Do notice that the possibility of no multiplicative inverse existing is contemplated in the code. This will actually be the case if a and m have any common factors, i.e. if they are not coprime. So the previous code could serve as a moron’s approach to determining if two numbers are relatively prime. Not that I recommend it, though, as it should be clear that the code I have just produced will be very inefficient for large values of m.

The Extended Euclidean Algorithm
As stated, we are after a number x that fulfills a·x = 1 (mod m). This can of course be written as well as a·x = 1 + m·y, which rearranges neatly into a·x – m·y = 1. Since x and y need not be positive, we can write it as well in the standard form, a·x + m·y = 1. If a and m are coprime, this is a particular instance of a·x + b·y = gcd(a,b), where gcd(a,b) is the greatest common divisor of a and b. This equation is known as Bézout’s identity, and can be efficiently solved using the extended Euclidean algorithm. To find a solution to our particular equation, this algorithm would proceed as follows:

1. Rewrite the equation as an·xn + mn·yn = 1, starting with n = 0
2. Compute the quotient, qn, and the remainder, rn, of an divided by mn, and rewrite the original equation as (mn·qn + rn)·xn + mn·yn =1
3. Rearrange the terms in the equation to get mn·(qn·xn+yn) + rn·xn = 1
4. Do the changes of variables
• xn+1 = qn·xn+yn,
• yn+1 = xn,
• an+1 = mn, and
• mn+1 = rn
5. Repeat the process, until an = 1, and mn = 0.
6. Such equations has the trivial solution xn = 1, yn = 0.
7. Work your way back to x0 and y0, noting that
• xn-1 = yn,
• yn-1 = xn – qn-1·yn
8. x0 is the number we are after.

There is a certain component of faith in believing that, eventually, an = 1 and mn = 0. It is in fact not always the case, as if a and m are not coprime, then the values we will arrive at are mn = 0, but an = gcd(a,m). As a matter of fact, the gcd is normally computed using the Euclidean algorithm, dropping the adjective extended, which basically does the same as above, but without the back-tracking of the xn‘s and the yn‘s. With all of this in mind, we can write two functions, one calling the other, as follows:

def extEuclideanAlg(a, b) :
"""
Computes a solution  to a x + b y = gcd(a,b), as well as gcd(a,b)
"""
if b == 0 :
return 1,0,a
else :
x, y, gcd = extEuclideanAlg(b, a % b)
return y, x - y * (a // b),gcd

def modInvEuclid(a,m) :
"""
Computes the modular multiplicative inverse of a modulo m,
using the extended Euclidean algorithm
"""
x,y,gcd = extEuclideanAlg(a,m)
if gcd == 1 :
return x % m
else :
return None


The gains in speed are tremendous with this new approach. Again, write your own testing function as an exercise, but mine spits out the following results…

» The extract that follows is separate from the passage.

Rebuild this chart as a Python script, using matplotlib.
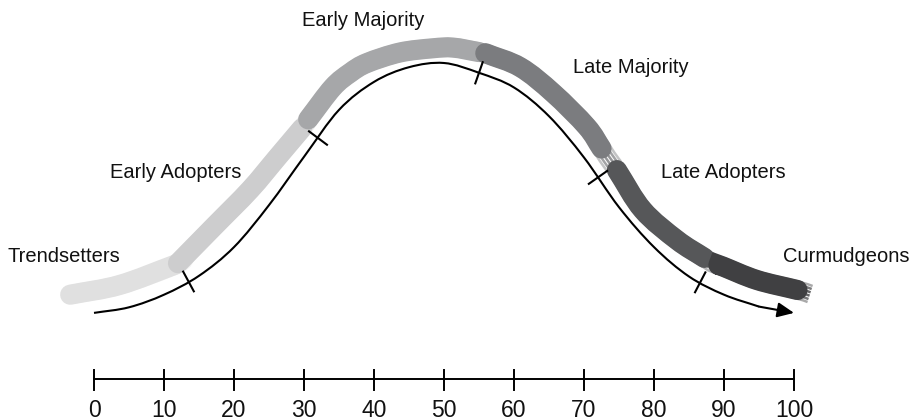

 >>> testModInv(1234,5,10000) Got 4 using method 1 in 0.0160000324249 sec. Got 4 using Euclidean algorithm in 0.0309998989105 sec. >>> testModInv(1234,56789,10000) Got 31800 using method 1 in 59.4000101089 sec. Got 31800 using Euclidean algorithm in 0.047000169754 sec. 

So while brute force is good enough, or even the best choice, for very small values of m, as soon as it grows, the benefits of the more elaborate algorithm are all too obvious. According to wikipedia, the algorithm we have coded has complexity O(log(m)2), i.e. time required to compute the modular multiplicative inverse is proportional to log(m)2.